Bericht: Politiker und Banker versagten in Finanzkrise
Washington (dpa) - Untätige Politiker, laxe Finanzaufseher und zockende Banker: Nur durch diese ungesunde Mischung ist es nach Ansicht einer von US-Präsident Barack Obama eingesetzten Kommission zur Finanzkrise gekommen, die schließlich in der schlimmsten Rezession der Nachkriegsgeschichte gipfelte.
„Die Krise war ein Ergebnis menschlicher Taten oder Tatenlosigkeit“, heißt es in einem Untersuchungsbericht, aus dem die „New York Times“ am Mittwoch vorab zitierte. „Es waren nicht Mutter Natur oder durchgeknallte Computermodelle.“
Die mit Politikern beider großer Parteien besetzte Kommission hat seit 2009 mehr als 700 Zeugen befragt, um herauszufinden, welche Rolle die staatlichen Stellen und privaten Geldhäuser bei den heftigen Turbulenzen auf dem Finanzmarkt vor drei Jahren spielten. Der 576 Seiten lange Report gehe vor allem mit dem ehemaligen Präsidenten George W. Bush und dem amtierenden Notenbankchef Ben Bernanke hart ins Gericht, schrieb die Zeitung. Sie hätten die Krise nicht vorhergesehen und bei ihrem Eintreten falsch reagiert.
„Die Finanzkapitäne und die öffentlichen Aufseher unseres Finanzsystems haben Warnungen ignoriert und es versäumt, Risiken zu hinterfragen, zu verstehen und zu beherrschen“, heißt es demnach in dem Abschlussbericht, der an diesem Donnerstag offiziell in Washington vorgestellt wird. Mehr als 8 Millionen Jobs gingen während der Rezession alleine in den USA verloren. Der Steuerzahler musste hunderte Milliarden Dollar in die Rettung von Banken, Versicherungen und den beiden Autobauern General Motors und Chrysler stecken.
Schon Ex-Präsident Bill Clinton habe mit seinen Lockerungen im Finanzwesen den Grundstein für die Krise gelegt, führt der Bericht aus. Auch Bernankes Vorgänger Alan Greenspan habe mit seinem Drängen nach Deregulierung erheblichen Anteil daran gehabt, die Blase auf dem US-Immobilienmarkt immer größer werden zu lassen. Über Jahre waren die Preise für Häuser scheinbar unaufhaltsam gestiegen. Zudem hätten zahlreiche Banken mit ihrer „Gier“ und schlechtem „Management“ zu der Krise beigetragen.

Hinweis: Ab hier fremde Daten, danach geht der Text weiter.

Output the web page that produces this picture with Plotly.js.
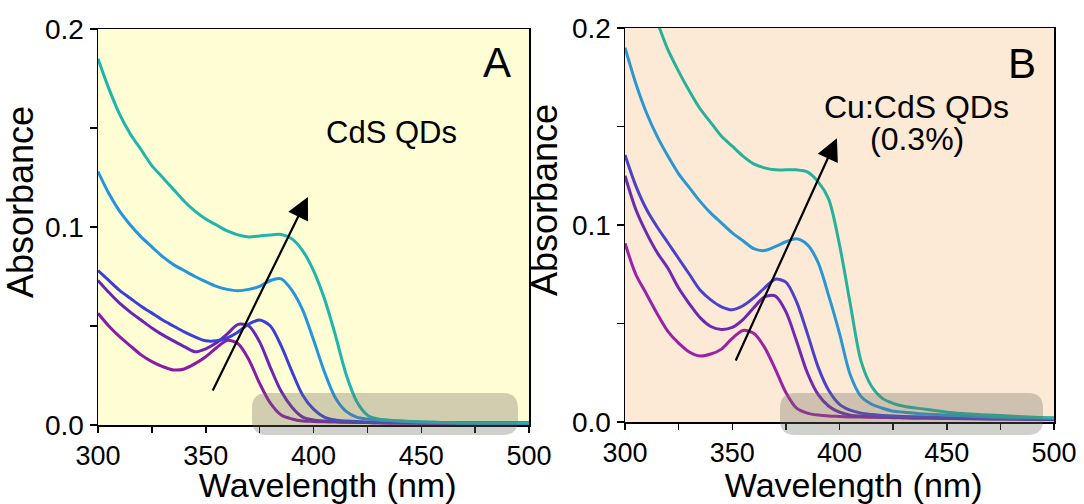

Der Report prangert nach Angaben der „New York Times“ unter anderem an, dass die fünf größten US-Investmentbanken für 40 Dollar an fiktiven Vermögenswerten gerade mal 1 Dollar an tatsächlichem Kapital als Sicherheit vorgehalten hätten. Schon ein Wertverlust der Vermögenswerte von nur 3 Prozent hätte die Firmen deshalb ausradiert. Mit der Investmentbank Lehman Brothers passierte genau das: Sie hatte sich wie so viele andere am US-Hypothekenmarkt verspekuliert; im September 2008 ging ihr schließlich das Geld aus. Die Bush-Regierung verweigerte ihre Hilfe, Panik kam an den Märkten auf.
„Die größte Tragödie wäre es, den Refrain zu akzeptieren, dass dies niemand voraussehen konnte und deshalb nichts dagegen getan werden konnte“, lautet das Resümee der zehnköpfigen Kommission. „Falls wir diese Sichtweise akzeptierten, würde es wieder passieren“. Nach Angaben der „New York Times“ haben aber nur die sechs Demokraten in der Kommission den Abschlussbericht akzeptiert. Die vier Republikaner lehnten ab und wollen nun zwei alternative Berichte vorstellen.